Filter the listing and keep only the lines with the word "diagram".

## SOURCE MATERIAL
* * * * *
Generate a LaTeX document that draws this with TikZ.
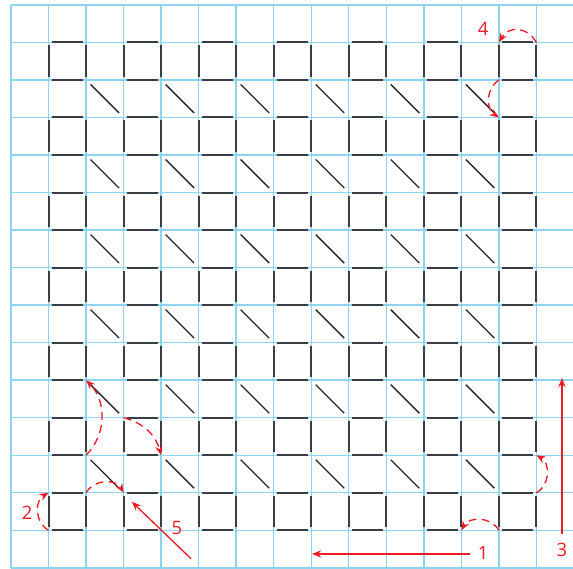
* * * * *
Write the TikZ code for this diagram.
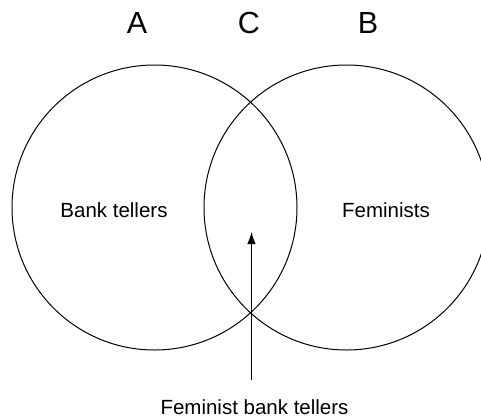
* * * * *
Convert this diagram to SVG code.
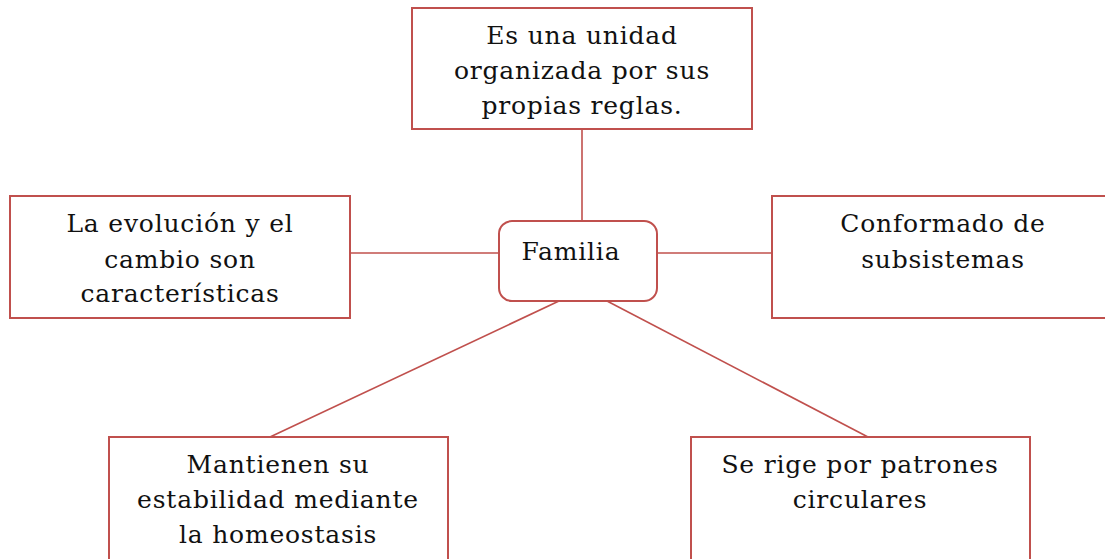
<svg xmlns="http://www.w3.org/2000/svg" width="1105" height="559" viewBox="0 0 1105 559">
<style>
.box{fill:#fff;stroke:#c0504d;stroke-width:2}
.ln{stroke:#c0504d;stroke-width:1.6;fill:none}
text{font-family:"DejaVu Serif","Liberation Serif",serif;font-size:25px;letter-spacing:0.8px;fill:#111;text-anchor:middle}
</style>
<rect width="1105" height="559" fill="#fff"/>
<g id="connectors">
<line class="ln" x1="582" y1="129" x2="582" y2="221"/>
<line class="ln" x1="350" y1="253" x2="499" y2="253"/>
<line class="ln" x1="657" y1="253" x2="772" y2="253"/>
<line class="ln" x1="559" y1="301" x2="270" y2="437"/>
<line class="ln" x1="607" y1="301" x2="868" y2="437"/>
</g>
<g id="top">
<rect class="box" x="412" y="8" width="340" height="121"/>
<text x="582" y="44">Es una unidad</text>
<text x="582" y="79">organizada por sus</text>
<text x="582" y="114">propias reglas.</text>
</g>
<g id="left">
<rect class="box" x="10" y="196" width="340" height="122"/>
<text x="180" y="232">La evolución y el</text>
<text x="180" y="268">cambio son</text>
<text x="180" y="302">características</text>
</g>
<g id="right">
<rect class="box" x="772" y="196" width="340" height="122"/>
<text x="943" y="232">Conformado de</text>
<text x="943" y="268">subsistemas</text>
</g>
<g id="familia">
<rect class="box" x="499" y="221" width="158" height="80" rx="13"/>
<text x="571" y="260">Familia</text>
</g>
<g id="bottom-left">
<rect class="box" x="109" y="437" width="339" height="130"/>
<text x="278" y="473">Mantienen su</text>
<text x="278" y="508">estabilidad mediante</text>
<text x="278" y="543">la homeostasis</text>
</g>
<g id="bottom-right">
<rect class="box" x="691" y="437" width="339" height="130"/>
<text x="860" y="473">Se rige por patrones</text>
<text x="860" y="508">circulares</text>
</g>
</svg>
* * * * *
## ANSWER FOR THE TASK
Write the TikZ code for this diagram.
Convert this diagram to SVG code.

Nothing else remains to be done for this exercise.